Split the costs of “must-have” items
If your children are like most kids, they’re asking you for trending items they claim they must have; from a pair of designer jeans to the latest fad toy they insist everyone else already has.
A great compromise is to have your child pay half the cost of expensive trending items. They’ll likely quickly see that a “must-have” really isn’t when you’re footing half the bill.
Teach them about credit cards
If your child sees you using a credit or debit card often, teach them what’s behind that card. Show them your credit card bill when it arrives and talk about how you need to pay for all those expenses during the month, plus the possible interest. Teach them about debit cards, too, explaining how money is withdrawn from your checking account each time you swipe the card. You can also give older kids a quick rundown on credit scores, how they work and why they’re so important.

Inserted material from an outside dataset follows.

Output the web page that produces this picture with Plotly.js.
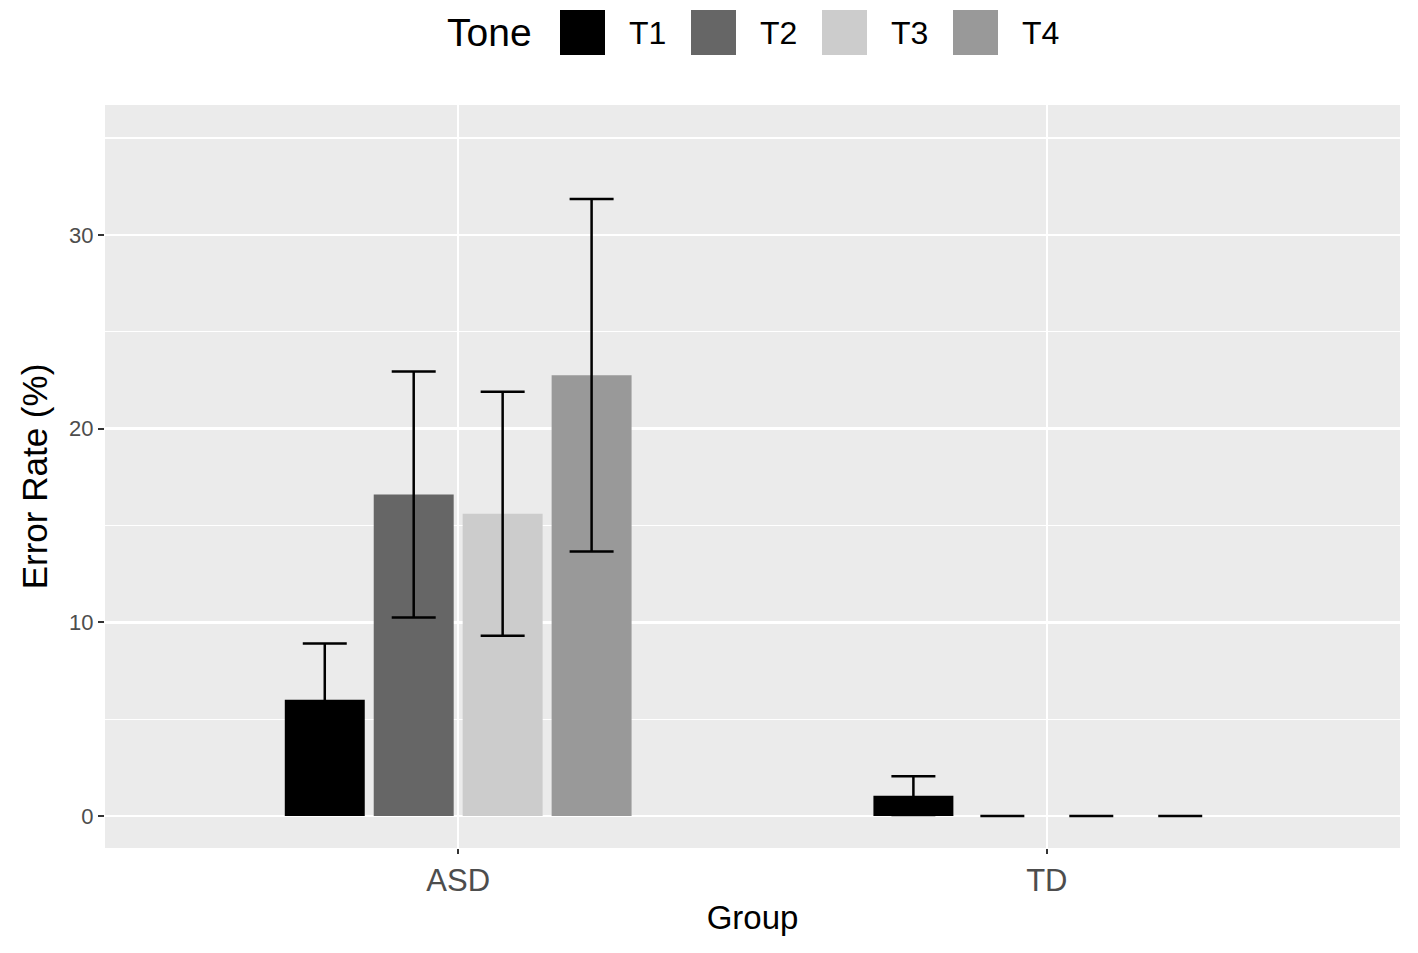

Talk openly about what they can expect in terms of support for the future
When your child is mature enough to talk about the future, discuss how much financial support you plan to offer while they attend college, immediately after graduation and into their adult years. Ask about their plans as well, paying attention to when they anticipate being financially independent.
You can bring up the topic of career paths, too. Help your child determine a basic budget for the lifestyle they plan to lead and assist them in narrowing down their career choices until they have just a few that will support their future life. Talk about student loans, too, and explain how crippling debt can be.
Use the tips outlined above to help raise your child to be a financially independent adult.